• [Given exercise] Retype the lines beneath this one, from the first through the line containing "const groupN = [40, 132, 224, 82, 180, 114];". Pictures are left out.

• [Data block]
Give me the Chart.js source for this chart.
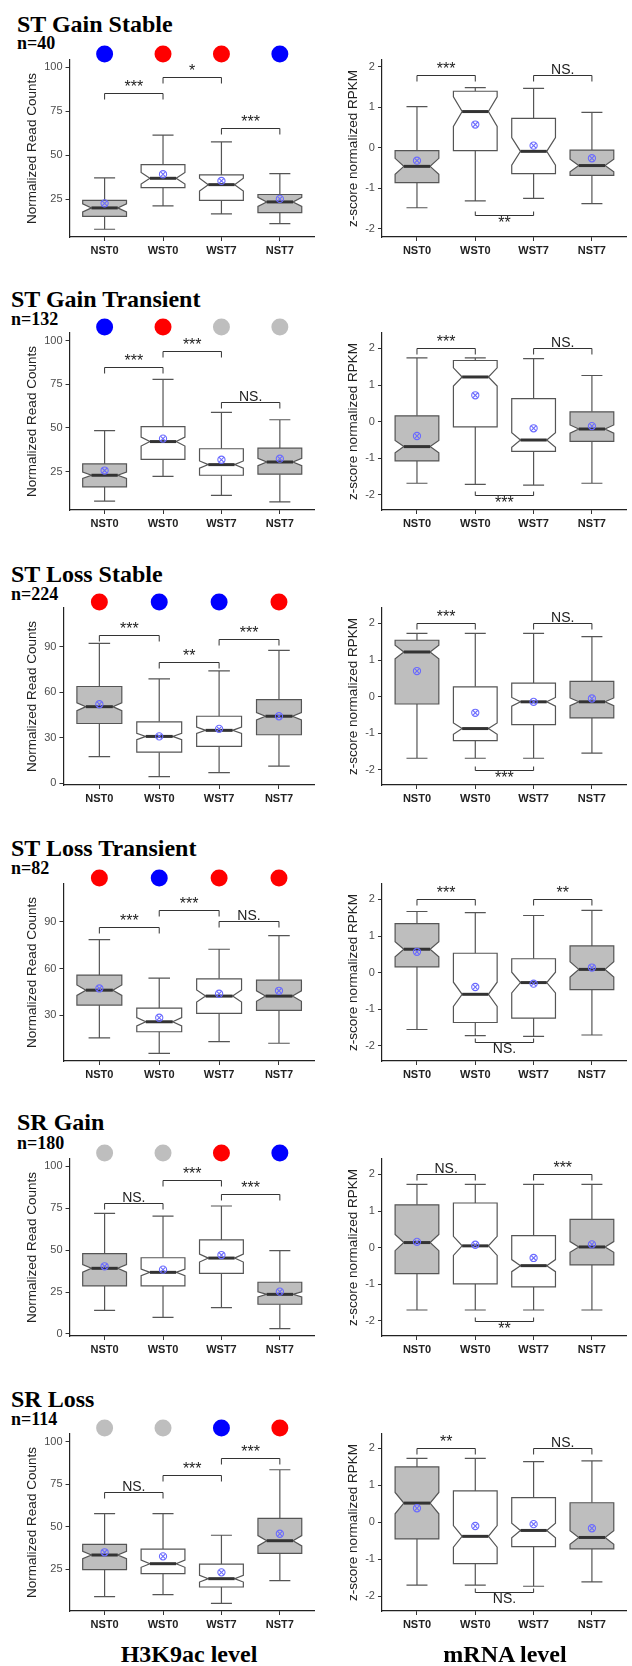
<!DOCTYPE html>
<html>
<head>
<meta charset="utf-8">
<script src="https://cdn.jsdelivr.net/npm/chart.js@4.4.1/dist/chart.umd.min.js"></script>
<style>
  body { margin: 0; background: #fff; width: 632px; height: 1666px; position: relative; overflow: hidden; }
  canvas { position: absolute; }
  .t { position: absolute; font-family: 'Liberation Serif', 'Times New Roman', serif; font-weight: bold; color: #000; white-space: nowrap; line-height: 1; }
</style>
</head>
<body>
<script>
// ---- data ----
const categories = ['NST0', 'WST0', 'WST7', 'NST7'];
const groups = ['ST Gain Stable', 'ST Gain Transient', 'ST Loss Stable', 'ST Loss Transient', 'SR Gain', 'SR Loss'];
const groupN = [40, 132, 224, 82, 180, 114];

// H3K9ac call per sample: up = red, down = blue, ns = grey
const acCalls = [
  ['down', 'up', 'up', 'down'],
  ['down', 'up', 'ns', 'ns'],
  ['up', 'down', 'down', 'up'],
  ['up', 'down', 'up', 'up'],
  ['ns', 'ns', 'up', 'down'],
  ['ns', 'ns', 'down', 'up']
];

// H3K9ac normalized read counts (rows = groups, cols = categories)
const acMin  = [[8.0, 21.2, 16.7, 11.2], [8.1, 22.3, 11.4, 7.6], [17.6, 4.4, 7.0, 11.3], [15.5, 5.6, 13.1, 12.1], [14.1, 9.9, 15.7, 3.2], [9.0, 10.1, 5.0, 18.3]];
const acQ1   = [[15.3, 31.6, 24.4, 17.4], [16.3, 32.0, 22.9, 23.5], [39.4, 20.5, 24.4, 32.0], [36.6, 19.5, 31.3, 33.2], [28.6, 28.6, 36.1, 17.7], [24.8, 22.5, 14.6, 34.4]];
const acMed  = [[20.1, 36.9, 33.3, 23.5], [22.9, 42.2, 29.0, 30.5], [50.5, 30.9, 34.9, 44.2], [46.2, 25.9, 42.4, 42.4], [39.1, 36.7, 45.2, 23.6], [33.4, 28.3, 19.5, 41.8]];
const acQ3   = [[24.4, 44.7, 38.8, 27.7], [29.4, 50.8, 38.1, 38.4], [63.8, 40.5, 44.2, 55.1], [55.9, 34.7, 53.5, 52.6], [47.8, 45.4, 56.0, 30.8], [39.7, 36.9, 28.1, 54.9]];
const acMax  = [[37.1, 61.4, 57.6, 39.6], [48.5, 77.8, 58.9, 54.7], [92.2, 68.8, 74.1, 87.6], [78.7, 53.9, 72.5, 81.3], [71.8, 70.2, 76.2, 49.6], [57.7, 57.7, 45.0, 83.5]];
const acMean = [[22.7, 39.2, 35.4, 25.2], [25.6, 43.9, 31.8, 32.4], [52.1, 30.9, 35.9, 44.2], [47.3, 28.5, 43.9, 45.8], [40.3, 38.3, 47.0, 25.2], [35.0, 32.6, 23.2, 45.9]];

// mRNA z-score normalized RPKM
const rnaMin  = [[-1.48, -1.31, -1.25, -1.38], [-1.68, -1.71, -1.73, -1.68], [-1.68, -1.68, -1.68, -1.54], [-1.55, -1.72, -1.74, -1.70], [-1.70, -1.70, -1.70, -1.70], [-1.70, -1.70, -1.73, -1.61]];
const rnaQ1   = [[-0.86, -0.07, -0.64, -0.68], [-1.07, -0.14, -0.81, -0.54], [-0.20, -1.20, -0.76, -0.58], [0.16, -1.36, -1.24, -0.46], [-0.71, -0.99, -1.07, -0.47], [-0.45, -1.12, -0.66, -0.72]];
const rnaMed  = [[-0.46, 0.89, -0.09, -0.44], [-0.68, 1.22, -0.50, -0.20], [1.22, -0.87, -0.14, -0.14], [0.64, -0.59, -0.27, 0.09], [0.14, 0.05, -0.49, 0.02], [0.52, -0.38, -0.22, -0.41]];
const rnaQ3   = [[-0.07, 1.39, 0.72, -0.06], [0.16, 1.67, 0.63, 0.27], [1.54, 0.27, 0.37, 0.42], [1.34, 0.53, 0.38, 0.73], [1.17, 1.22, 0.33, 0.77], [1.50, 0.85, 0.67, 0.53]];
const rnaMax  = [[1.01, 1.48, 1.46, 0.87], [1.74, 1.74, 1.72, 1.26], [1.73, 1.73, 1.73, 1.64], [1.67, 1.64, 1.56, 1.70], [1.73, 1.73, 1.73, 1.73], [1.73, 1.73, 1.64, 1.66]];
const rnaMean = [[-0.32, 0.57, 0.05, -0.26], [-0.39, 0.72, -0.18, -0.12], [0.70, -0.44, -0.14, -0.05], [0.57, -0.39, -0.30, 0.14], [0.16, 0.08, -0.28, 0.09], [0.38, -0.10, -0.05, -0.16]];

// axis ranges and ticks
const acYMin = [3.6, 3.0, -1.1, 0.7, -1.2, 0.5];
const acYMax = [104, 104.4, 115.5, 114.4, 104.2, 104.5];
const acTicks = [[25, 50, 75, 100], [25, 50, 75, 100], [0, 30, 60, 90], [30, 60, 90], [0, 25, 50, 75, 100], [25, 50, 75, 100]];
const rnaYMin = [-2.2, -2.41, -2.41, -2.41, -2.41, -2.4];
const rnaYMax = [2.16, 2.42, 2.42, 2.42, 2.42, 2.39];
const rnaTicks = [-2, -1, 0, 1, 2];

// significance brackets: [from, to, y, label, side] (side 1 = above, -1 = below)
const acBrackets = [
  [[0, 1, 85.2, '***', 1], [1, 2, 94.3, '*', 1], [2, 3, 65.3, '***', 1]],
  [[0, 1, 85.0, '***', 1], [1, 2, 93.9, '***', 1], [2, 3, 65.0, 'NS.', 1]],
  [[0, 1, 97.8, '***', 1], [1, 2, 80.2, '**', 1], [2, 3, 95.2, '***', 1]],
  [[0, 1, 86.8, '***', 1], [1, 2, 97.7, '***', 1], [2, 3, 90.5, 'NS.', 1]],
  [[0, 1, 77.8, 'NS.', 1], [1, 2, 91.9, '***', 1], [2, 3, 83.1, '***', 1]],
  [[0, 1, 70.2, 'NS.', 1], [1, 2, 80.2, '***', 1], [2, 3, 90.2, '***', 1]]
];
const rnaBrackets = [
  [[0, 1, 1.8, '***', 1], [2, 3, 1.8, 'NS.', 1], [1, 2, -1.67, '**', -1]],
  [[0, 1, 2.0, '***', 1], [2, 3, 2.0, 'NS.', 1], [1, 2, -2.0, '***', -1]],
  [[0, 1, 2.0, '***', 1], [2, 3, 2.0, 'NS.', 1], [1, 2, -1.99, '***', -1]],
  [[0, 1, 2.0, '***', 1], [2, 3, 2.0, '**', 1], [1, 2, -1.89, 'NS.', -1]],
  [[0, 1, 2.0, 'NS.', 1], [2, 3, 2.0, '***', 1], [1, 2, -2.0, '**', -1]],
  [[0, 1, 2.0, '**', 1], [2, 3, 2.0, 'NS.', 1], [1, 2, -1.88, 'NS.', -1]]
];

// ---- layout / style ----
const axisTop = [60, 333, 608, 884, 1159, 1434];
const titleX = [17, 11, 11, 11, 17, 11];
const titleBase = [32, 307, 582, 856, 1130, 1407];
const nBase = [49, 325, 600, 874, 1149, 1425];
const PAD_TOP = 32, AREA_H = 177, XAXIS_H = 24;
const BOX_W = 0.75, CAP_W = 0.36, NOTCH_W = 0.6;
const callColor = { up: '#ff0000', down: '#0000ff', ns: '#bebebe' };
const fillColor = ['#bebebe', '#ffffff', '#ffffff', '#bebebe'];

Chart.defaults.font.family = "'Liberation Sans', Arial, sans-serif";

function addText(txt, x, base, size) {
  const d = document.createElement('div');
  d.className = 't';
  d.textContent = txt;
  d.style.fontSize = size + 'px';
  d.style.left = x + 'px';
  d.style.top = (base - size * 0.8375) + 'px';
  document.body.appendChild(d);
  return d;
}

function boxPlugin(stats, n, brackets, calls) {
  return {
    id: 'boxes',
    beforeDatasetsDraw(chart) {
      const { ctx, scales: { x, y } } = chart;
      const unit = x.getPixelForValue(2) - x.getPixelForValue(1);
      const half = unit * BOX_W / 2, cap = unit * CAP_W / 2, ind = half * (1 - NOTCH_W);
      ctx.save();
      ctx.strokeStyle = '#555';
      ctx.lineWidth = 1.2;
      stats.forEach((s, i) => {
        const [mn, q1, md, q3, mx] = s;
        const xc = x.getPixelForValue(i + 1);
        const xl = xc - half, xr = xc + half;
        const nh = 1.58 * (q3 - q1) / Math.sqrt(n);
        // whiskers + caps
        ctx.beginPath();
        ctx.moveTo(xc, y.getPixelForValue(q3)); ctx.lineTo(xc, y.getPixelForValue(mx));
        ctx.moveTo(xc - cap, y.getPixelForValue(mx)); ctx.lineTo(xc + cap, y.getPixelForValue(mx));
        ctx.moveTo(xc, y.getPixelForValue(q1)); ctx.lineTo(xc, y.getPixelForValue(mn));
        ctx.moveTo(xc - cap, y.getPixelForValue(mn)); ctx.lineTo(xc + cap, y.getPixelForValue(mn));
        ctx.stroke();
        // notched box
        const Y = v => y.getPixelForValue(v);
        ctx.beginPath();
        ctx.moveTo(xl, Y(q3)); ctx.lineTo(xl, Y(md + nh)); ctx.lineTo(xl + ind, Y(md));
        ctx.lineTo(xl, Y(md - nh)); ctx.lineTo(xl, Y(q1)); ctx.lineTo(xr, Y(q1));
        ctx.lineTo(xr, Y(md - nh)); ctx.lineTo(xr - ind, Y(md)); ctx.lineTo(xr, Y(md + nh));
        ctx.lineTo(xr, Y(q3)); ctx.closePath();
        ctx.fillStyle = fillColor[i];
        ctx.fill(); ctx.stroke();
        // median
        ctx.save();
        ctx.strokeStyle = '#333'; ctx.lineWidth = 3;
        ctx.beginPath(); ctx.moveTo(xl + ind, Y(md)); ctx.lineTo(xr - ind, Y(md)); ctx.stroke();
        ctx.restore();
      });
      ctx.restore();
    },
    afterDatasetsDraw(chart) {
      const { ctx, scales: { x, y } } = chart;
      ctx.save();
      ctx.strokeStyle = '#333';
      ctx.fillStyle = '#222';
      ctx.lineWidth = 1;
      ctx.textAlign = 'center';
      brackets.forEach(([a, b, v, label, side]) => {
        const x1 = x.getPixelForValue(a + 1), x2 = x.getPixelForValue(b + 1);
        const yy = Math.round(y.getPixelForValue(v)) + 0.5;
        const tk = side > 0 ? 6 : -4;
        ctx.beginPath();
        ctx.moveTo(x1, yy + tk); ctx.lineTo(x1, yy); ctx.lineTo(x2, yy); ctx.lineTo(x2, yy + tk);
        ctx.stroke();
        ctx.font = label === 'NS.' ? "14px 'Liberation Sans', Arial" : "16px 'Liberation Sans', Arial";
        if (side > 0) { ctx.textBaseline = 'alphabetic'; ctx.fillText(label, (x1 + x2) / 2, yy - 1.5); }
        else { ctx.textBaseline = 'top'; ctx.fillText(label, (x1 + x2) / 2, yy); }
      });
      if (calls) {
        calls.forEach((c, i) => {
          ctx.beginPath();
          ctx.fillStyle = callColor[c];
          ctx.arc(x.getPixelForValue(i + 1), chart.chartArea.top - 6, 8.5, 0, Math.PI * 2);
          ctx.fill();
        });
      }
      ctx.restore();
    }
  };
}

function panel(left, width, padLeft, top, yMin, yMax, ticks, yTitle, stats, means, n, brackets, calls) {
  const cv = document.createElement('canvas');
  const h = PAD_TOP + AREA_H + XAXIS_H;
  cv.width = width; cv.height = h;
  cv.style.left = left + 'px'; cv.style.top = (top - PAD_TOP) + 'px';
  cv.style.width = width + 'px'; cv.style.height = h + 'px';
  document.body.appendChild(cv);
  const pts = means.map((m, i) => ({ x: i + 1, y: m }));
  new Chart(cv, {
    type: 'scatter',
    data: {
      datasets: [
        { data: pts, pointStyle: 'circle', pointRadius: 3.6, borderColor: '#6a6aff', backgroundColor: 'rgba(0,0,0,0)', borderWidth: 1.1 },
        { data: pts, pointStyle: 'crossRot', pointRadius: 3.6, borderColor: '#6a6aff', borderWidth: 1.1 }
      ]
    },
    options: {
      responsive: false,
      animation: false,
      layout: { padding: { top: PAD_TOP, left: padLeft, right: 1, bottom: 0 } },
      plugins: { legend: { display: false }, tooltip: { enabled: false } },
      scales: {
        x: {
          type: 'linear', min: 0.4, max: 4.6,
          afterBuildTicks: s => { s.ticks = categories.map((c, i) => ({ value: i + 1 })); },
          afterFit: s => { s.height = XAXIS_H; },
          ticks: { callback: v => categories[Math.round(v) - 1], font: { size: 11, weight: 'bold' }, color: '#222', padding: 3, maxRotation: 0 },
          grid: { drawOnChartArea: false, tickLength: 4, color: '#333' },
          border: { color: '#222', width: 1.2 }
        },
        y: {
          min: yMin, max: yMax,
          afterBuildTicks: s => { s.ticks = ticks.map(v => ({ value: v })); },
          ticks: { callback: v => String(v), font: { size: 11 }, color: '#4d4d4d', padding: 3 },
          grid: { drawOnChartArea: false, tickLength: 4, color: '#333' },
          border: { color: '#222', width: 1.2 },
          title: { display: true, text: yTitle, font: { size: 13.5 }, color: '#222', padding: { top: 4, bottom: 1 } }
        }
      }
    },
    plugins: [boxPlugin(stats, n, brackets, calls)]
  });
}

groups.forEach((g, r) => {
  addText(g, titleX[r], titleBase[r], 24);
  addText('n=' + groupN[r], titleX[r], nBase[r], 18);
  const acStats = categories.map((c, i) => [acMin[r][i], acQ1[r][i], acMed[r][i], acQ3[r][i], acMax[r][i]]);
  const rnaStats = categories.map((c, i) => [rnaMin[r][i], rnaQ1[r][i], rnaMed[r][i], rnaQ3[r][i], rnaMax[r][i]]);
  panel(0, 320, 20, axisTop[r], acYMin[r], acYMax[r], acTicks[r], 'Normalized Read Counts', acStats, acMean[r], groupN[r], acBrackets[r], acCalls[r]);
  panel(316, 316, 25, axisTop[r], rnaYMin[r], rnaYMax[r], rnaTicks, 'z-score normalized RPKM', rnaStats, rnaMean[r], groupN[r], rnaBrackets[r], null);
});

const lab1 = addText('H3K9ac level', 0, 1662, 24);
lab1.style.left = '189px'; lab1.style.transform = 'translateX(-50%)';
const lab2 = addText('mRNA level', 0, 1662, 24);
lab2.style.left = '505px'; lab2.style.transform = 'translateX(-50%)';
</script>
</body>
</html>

• [Completed exercise]
Give me the Chart.js source for this chart.
<!DOCTYPE html>
<html>
<head>
<meta charset="utf-8">
<script src="https://cdn.jsdelivr.net/npm/chart.js@4.4.1/dist/chart.umd.min.js"></script>
<style>
  body { margin: 0; background: #fff; width: 632px; height: 1666px; position: relative; overflow: hidden; }
  canvas { position: absolute; }
  .t { position: absolute; font-family: 'Liberation Serif', 'Times New Roman', serif; font-weight: bold; color: #000; white-space: nowrap; line-height: 1; }
</style>
</head>
<body>
<script>
// ---- data ----
const categories = ['NST0', 'WST0', 'WST7', 'NST7'];
const groups = ['ST Gain Stable', 'ST Gain Transient', 'ST Loss Stable', 'ST Loss Transient', 'SR Gain', 'SR Loss'];
const groupN = [40, 132, 224, 82, 180, 114];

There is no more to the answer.